At first, the 36-year-old South Asian immigrant didn't seem a typical candidate for a heart attack. He was lean, a nonsmoker and had healthy blood pressure. Only his cholesterol levels hovered just above normal. But when his chest pain lasted for an hour, he headed for the emergency room.

Good thing. Not only was he having a major heart attack, which doctors treated with clot-busting drugs, but he had three badly blocked arteries that required bypass surgery and he was diagnosed with type 2 diabetes.

So how does a young guy seemingly in good health suddenly become such a medical train wreck?

Add ethnicity to the list of risk factors for heart disease, type 2 diabetes and the metabolic syndrome -- a cluster of problems including high blood pressure, elevated blood sugar and too many blood fats. This case was reported in 2006 in the journal Circulation by an international team of doctors who hoped to alert colleagues to watch for similar patients who could be slipping under the medical radar.

An estimated 3 million South Asian immigrants now live in the United States and Canada. Studies suggest that this diverse group -- with family roots in India, Pakistan, Nepal, Sri Lanka and Bangladesh -- is three to five times more likely to have a heart attack or to die from heart disease compared with other populations -- despite the fact that many of them are at a healthy weight by Western standards.

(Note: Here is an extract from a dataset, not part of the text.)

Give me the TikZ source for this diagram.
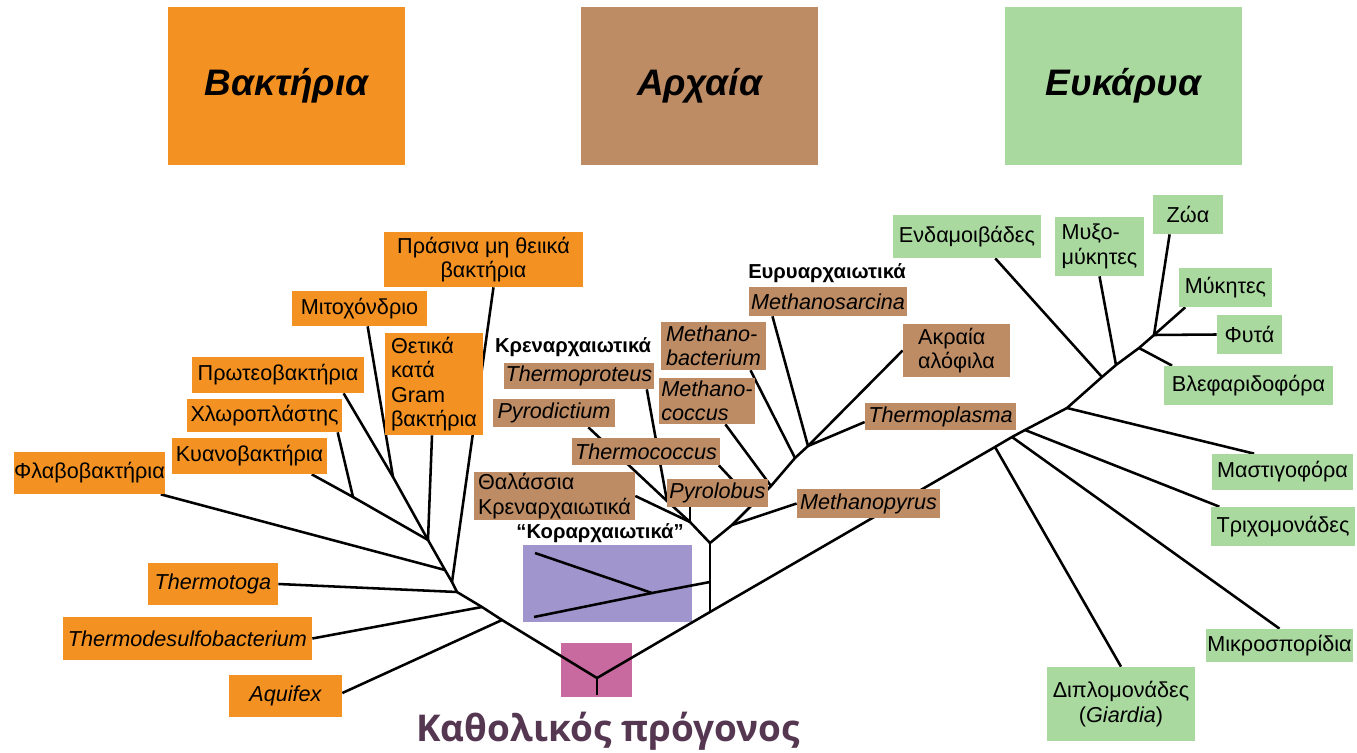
\documentclass[tikz,border=0pt]{standalone}
\usepackage{fontspec}
\setmainfont{Liberation Sans}
\newfontfamily\ancfont{Open Sans}
\usetikzlibrary{calc}
\pgfdeclarelayer{under}
\pgfdeclarelayer{edges}
\pgfsetlayers{under,edges,main}
\definecolor{bactcol}{RGB}{243,146,35}
\definecolor{archcol}{RGB}{189,140,100}
\definecolor{eukcol}{RGB}{170,217,160}
\definecolor{korcol}{RGB}{160,150,205}
\definecolor{ancbox}{RGB}{200,105,160}
\definecolor{anctext}{RGB}{85,55,82}

\begin{document}
\begin{tikzpicture}[
                x=0.02cm, y=-0.02cm,
                every node/.append style={inner sep=0pt, font=\fontsize{12.3}{13.8}\selectfont},
                sz/.style 2 args={minimum width=#1*0.02cm, minimum height=#2*0.02cm},
                title/.style={sz={237}{158}, font=\fontsize{21}{24}\selectfont\bfseries\itshape},
                bact/.style={fill=bactcol},
                arch/.style={fill=archcol},
                euk/.style={fill=eukcol},
                ital/.style={font=\fontsize{12.3}{13.8}\selectfont\itshape},
                grp/.style={font=\fontsize{11.5}{13}\selectfont\bfseries},
                tree/.style={line width=1.45pt, line join=round}
            ]
                \useasboundingbox (0,0) rectangle (1357,753);

                \node[title, fill=bactcol] (tb) at (286.5,86)  {Βακτήρια};
                \node[title, fill=archcol] (ta) at (699.5,86)  {Αρχαία};
                \node[title, fill=eukcol]  (te) at (1123.5,86) {Ευκάρυα};

                \node[bact, sz={199}{55}, align=center] (prs) at (483.5,259.5) {Πράσινα μη θειικά\\βακτήρια};
                \node[bact, sz={135}{35}]              (mit) at (359.5,308.5) {Μιτοχόνδριο};
                \node[bact, sz={98}{102}, align=left]  (grm) at (434,384)     {Θετικά\\κατά\\Gram\\βακτήρια};
                \node[bact, sz={172}{36}]              (prt) at (278,375)     {Πρωτεοβακτήρια};
                \node[bact, sz={155}{33}]              (chl) at (264.5,415.5) {Χλωροπλάστης};
                \node[bact, sz={155}{36}]              (cya) at (249.5,456)   {Κυανοβακτήρια};
                \node[bact, sz={151}{42}]              (flv) at (89.5,473)    {Φλαβοβακτήρια};
                \node[bact, ital, sz={130}{42}]        (tmt) at (213,584)     {Thermotoga};
                \node[bact, ital, sz={249}{43}]        (tds) at (187.5,638.5) {Thermodesulfobacterium};
                \node[bact, ital, sz={113}{42}]        (aqf) at (285.5,696)   {Aquifex};

                \node[grp]                             (eur) at (827,273)     {Ευρυαρχαιωτικά};
                \node[arch, ital, sz={158}{29}]        (msa) at (828,301.5)   {Methanosarcina};
                \node[arch, ital, sz={105}{48}, align=left] (mba) at (713.5,346) {Methano-\\bacterium};
                \node[arch, sz={107}{53}, align=left]  (hal) at (956.5,350.5) {Ακραία\\αλόφιλα};
                \node[grp]                             (cre) at (573,347)     {Κρεναρχαιωτικά};
                \node[arch, ital, sz={150}{26}]        (tpr) at (579,376)     {Thermoproteus};
                \node[arch, ital, sz={96}{46}, align=left] (mco) at (707,401) {Methano-\\coccus};
                \node[arch, ital, sz={122}{28}]        (pyd) at (554,413)     {Pyrodictium};
                \node[arch, ital, sz={151}{27}]        (tpl) at (940.5,416.5) {Thermoplasma};
                \node[arch, ital, sz={148}{27}]        (tco) at (646,451.5)   {Thermococcus};
                \node[arch, sz={161}{48}, align=left]  (mar) at (554.5,496)   {Θαλάσσια\\Κρεναρχαιωτικά};
                \node[arch, ital, sz={101}{28}]        (pyl) at (717.5,493)   {Pyrolobus};
                \node[arch, ital, sz={143}{29}]        (mpy) at (868.5,503.5) {Methanopyrus};
                \node[grp]                             (kor) at (600,533)     {“Κοραρχαιωτικά”};

                \node[euk, sz={148}{43}]               (end) at (967,236.5)   {Ενδαμοιβάδες};
                \node[euk, sz={89}{59}, align=left]    (myx) at (1099.5,246.5) {Μυξο-\\μύκητες};
                \node[euk, sz={70}{39}]                (zoa) at (1188,214.5)  {Ζώα};
                \node[euk, sz={93}{39}]                (myk) at (1225.5,287.5) {Μύκητες};
                \node[euk, sz={65}{39}]                (fyt) at (1249.5,334.5) {Φυτά};
                \node[euk, sz={169}{39}]               (vle) at (1248.5,385.5) {Βλεφαριδοφόρα};
                \node[euk, sz={141}{36}]               (mas) at (1282.5,472)  {Μαστιγοφόρα};
                \node[euk, sz={144}{39}]               (tri) at (1283,526.5)  {Τριχομονάδες};
                \node[euk, sz={147}{33}]               (mik) at (1279.5,645.5) {Μικροσπορίδια};
                \node[euk, sz={148}{74}, align=center] (dip) at (1121,704)    {Διπλομονάδες\\(\textit{Giardia})};

                \node[font=\ancfont\fontsize{21}{24}\selectfont\bfseries, text=anctext] (anc) at (608,731) {Καθολικός πρόγονος};

                \begin{pgfonlayer}{under}
                \node[fill=korcol, sz={169}{77}] (kbx) at (607.5,583.5) {};
                \node[fill=ancbox, sz={71}{54}]  (abx) at (596.5,670)   {};
                \end{pgfonlayer}

                \coordinate (r)   at (597,678);
                \coordinate (rb)  at (597,695);
                \coordinate (jaq) at (502,620);
                \coordinate (jtd) at (482,607);
                \coordinate (j0)  at (457,592);
                \coordinate (jpr) at (452,582);
                \coordinate (jfl) at (445,570);
                \coordinate (jpg) at (428,540);
                \coordinate (jmp) at (393,477);
                \coordinate (jcc) at (353,497);

                \coordinate (t1)  at (710,612);
                \coordinate (kk)  at (710,582);
                \coordinate (k)   at (710,543);
                \coordinate (kj)  at (652,593);
                \coordinate (ku)  at (535,553);
                \coordinate (kl)  at (534,617);
                \coordinate (jc)  at (690,522);
                \coordinate (jtp) at (667,501);
                \coordinate (ja)  at (732,525);
                \coordinate (jtc) at (754,503);
                \coordinate (jmc) at (771,486);
                \coordinate (jmb) at (795,458);
                \coordinate (jms) at (808,446);

                \coordinate (e1)  at (995,447);
                \coordinate (e2)  at (1012,437);
                \coordinate (e3)  at (1025,430);
                \coordinate (e4)  at (1067,408);
                \coordinate (e5)  at (1102,377);
                \coordinate (e6)  at (1116,365);
                \coordinate (e7)  at (1139,348);
                \coordinate (e8)  at (1154,335);

                \begin{pgfonlayer}{edges}
                \draw[tree] (r) -- (rb);
                \draw[tree] (r) -- (jaq) -- (jtd) -- (j0) -- (jpr) -- (jfl) -- (jpg) -- (jmp) -- ($(prt.south west)!0.88!(prt.south east)$);
                \draw[tree] (jpg) -- (jcc) -- ($(cya.south west)!0.9!(cya.south east)$);
                \draw[tree] (jcc) -- ($(chl.south west)!0.97!(chl.south east)$);
                \draw[tree] (jmp) -- ($(mit.south west)!0.56!(mit.south east)$);
                \draw[tree] (jpg) -- ($(grm.south west)!0.48!(grm.south east)$);
                \draw[tree] (jpr) -- ($(prs.south west)!0.55!(prs.south east)$);
                \draw[tree] (jfl) -- ($(flv.south west)!0.97!(flv.south east)$);
                \draw[tree] (j0) -- (tmt.east);
                \draw[tree] (jtd) -- (tds.east);
                \draw[tree] (jaq) -- ($(aqf.north east)!0.43!(aqf.south east)$);

                \draw[tree] (r) -- (t1) -- (e1) -- (e2) -- (e3) -- (e4) -- (e5) -- (e6) -- (e7) -- (e8) -- ($(myk.south west)!0.07!(myk.south east)$);

                \draw[tree] (t1) -- (k);
                \draw[tree] (kk) -- (kj) -- (ku);
                \draw[tree] (kj) -- (kl);
                \draw[tree] (k) -- (jc) -- (jtp) -- ($(pyd.south west)!0.78!(pyd.south east)$);
                \draw[tree] (jtp) -- ($(tpr.south west)!0.95!(tpr.south east)$);
                \draw[tree] (jc) -- (mar.east);
                \draw[tree] (jc) -- (jc |- pyl.south);
                \draw[tree] (k) -- (ja) -- (jtc) -- (jmc) -- (jmb) -- (jms) -- ($(msa.south west)!0.15!(msa.south east)$);
                \draw[tree] (ja) -- (mpy.west);
                \draw[tree] (jtc) -- ($(tco.south west)!0.99!(tco.south east)$);
                \draw[tree] (jmc) -- ($(mco.south west)!0.69!(mco.south east)$);
                \draw[tree] (jmb) -- ($(mba.south west)!0.85!(mba.south east)$);
                \draw[tree] (jms) -- (hal.west);
                \draw[tree] (jms) -- ($(tpl.north west)!0.7!(tpl.south west)$);

                \draw[tree] (e1) -- (dip.north);
                \draw[tree] (e2) -- (mik.north);
                \draw[tree] (e3) -- ($(tri.north west)!0.06!(tri.north east)$);
                \draw[tree] (e4) -- ($(mas.north west)!0.3!(mas.north east)$);
                \draw[tree] (e5) -- ($(end.south west)!0.69!(end.south east)$);
                \draw[tree] (e6) -- (myx.south);
                \draw[tree] (e7) -- ($(vle.north west)!0.05!(vle.north east)$);
                \draw[tree] (e8) -- (fyt.west);
                \draw[tree] (e8) -- ($(zoa.south west)!0.24!(zoa.south east)$);
                \end{pgfonlayer}
            \end{tikzpicture}
\end{document}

Research hints at other ethnic differences. African-Americans seem to be at much greater risk of high blood pressure compared with other groups. The Pima tribe of Arizona and other Native American peoples have soaring rates of type 2 diabetes, a condition that also is two to five times more common in Hispanics than in non-Hispanic whites.

The culprit appears to be the way fat is accumulated. South Asians, as with some other ethnic groups, tend to pile on more fat around the middle even though they are not overweight by Western standards. Differences such as these are prompting some international health groups to adjust their screening tools by ethnicity.

Take the well-known body mass index, or BMI. It uses height and weight to gauge risk of weight-related complications. (BMI is calculated by dividing a person's weight in kilograms by height in meters squared.)

The National Heart, Lung, and Blood Institute sets a BMI of 18.5 to 24.9 as healthy; 25 to 29.9 as overweight; and 30 and higher as obese.

But studies suggest that the BMI cutoffs that estimate weight-related risks for Caucasians of European heritage may sometimes give a false sense of security to people with Asian ancestry and cause unnecessary concern to those with African roots.

So in recent years, the World Health Organization has lowered the cutoff for obesity for Asians from a BMI of 30 to 25.

The International Diabetes Federation (IDF) has also set ethnic-based cutoffs for waist circumference. For Americans, the IDF says waistlines of 40 inches or larger are cause for concern in men; 35 inches or larger in women.

But for European and Middle Eastern residents, the IDF has set waist circumference cutoffs of 37 inches for men; 32 for women. Men from China as well as Central and South America are advised by the IDF to keep their waist sizes less than 35 inches.

"I definitely pay attention to the race of my patients," notes Dipanjan Banerjee, a cardiovascular fellow at Stanford University and co-author of a recent report in the International Journal of Obesity on using ethnic-specific criteria to improve the diagnosis of the metabolic syndrome. "If I see a South Asian man who is young with chest pain, I know that the probability of his having heart disease is higher than a Caucasian man the same age. So I do tend to be more aggressive with those patients."

But Banerjee also notes that taking into account the ethnicity of patients gets into some thorny questions.

Race is generally self-reported and may reflect a person's identity more than genetic makeup. "How do you determine who is actually African or Indian?" he asks. "What we are trying to capture with these crude racial classifications is a greater understanding of risk factors."

He envisions the day when doctors will instead sample genetic profiles that will be far more accurate in assessing risk than skin color or country of origin. "We are moving toward genetic therapy for cardiovascular disease and other medical conditions," he says. "That is what we are all trying to do."